Augmenting velocity metrics with flow metrics provides a more rounded set of trends to guide planning and resourcing.

Supporting Team Adoption of New Practices

Any process change requires thoughtful rollout and team inclusion to succeed. Leaders must explain the rationale and benefits behind changes. Just forcing process rarely works.

Key change management strategies include:

  • Early involvement of teams in designing process changes
  • Interactive education around issues with current approach
  • Facilitating teams retrospectives of existing gaps
  • Co-creation of new policies and practices
  • Leading by example with new behaviors first

Radical candor around what’s not working and two-directional mentorship is key.
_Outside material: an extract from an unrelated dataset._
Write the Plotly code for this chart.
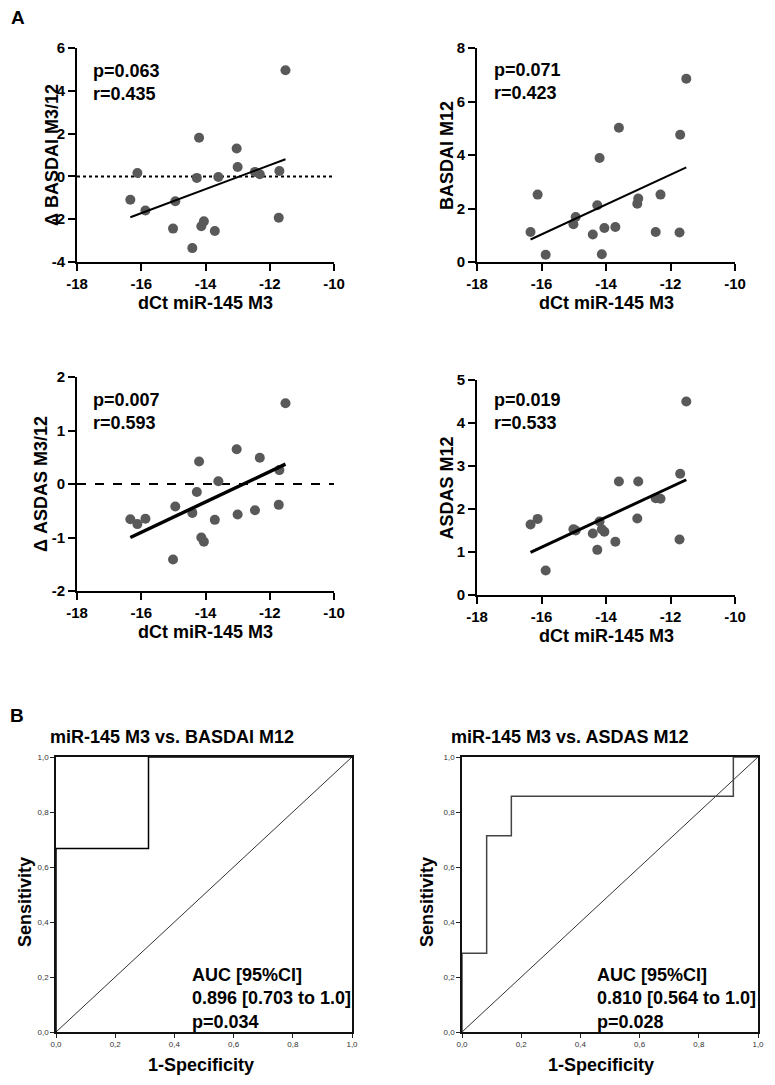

New practices should emerge from dialogue not just hierarchy.

Example Hybrid Framework Configuration

Integrating aspects of Scrum and Kanban suited for a team results in a customized hybrid framework that provides needed structure and flexibility.

A sample framework could include:

  • Two week sprints for prioritization and staging work into actionable increments
  • Daily standups within sprint for synchronization and surfacing blockers
  • Sprint review for demonstrating working functionality early and often
  • Lightweight retro focused on process improvements
  • Ongoing backlog grooming to maintain actionable queue of stories
  • Code complete WIP limit of 5 to balance flow and multi-tasking
  • In-progress work visible on dedicated Scrumban board
  • Cycle time and throughput metrics updated on board to guide planning

These hybrid elements provide helpful touchpoints for customer feedback, team coordination, and value delivery in a structured yet nimble flow. The balance helps the team improve reliability of planning and hitting targets while still adapting to change.